What this calculator does
This tool tabulates and analyzes the standard vertical parabola whose vertex sits at the origin (0, 0) and whose focus lies at the point (0, f) on the y-axis. Its equation is \(x^2 = 4fy\), or in explicit form \(y = x^2 / (4f)\). Because it is built from pure analytic geometry, it works identically anywhere — every quantity is a dimensionless real number in one consistent length unit.
How to use it
Enter the focus distance f (the y-coordinate of the focus), then choose the x-range you want to sample with a minimum, a maximum and a number of table rows. The calculator evenly samples x from xMin to xMax and returns each (x, y) pair, plus the parabola's equation, directrix line, focal length and latus rectum.
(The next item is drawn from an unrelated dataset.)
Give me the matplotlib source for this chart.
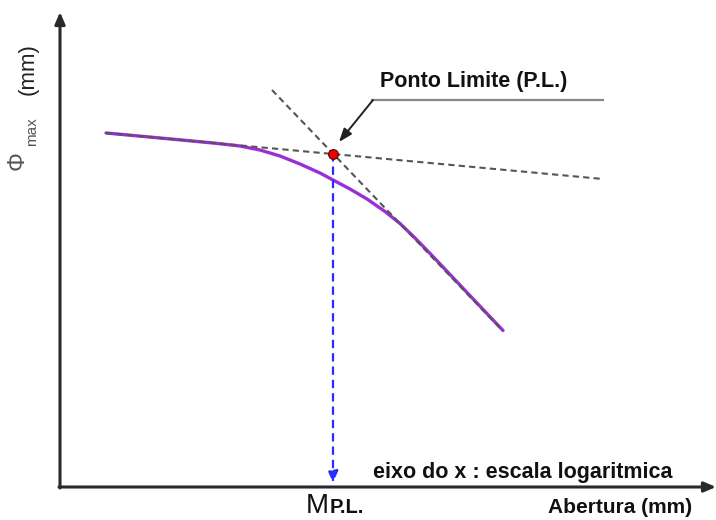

A positive f opens the curve upward; a negative f opens it downward.
The formula explained
A parabola is the set of points equidistant from a focus and a directrix line. Placing the focus at (0, f) and the directrix at y = -f, equating the two distances and squaring gives \(x^2 = 4fy\). The sampling step is $$\text{step} = \frac{x_{\max} - x_{\min}}{n_{\text{points}} - 1}$$ and each point is \(x_i = x_{\min} + i \cdot \text{step}\), \(y_i = x_i^2 / (4f)\). The full focal chord (latus rectum) has length \(|4f|\), and its half-length (semi-latus rectum) is \(|2f|\).
Worked example
With f = 1, xMin = -2, xMax = 2 and 5 points, the step is $$\frac{2 - (-2)}{5 - 1} = 1,$$ giving x = -2, -1, 0, 1, 2. Using \(y = x^2/4\) we get y = 1, 0.25, 0, 0.25, 1. The equation is \(y = x^2/4\), the directrix is y = -1, the focal length is 1 and the latus rectum is 4 — whose endpoints (-2, 1) and (2, 1) match the x = ±2 rows.
FAQ
Why must f be non-zero? If f = 0 the formula divides by zero and the focus collapses onto the vertex, so the parabola degenerates. The tool rejects this case.
How does f relate to \(y = a \cdot x^2\)? Comparing \(y = a x^2\) with \(y = x^2/(4f)\) gives \(a = 1/(4f)\), so \(f = 1/(4a)\).
Is the table always symmetric? Yes — y depends only on \(x^2\), so a symmetric x-range produces a symmetric y-column.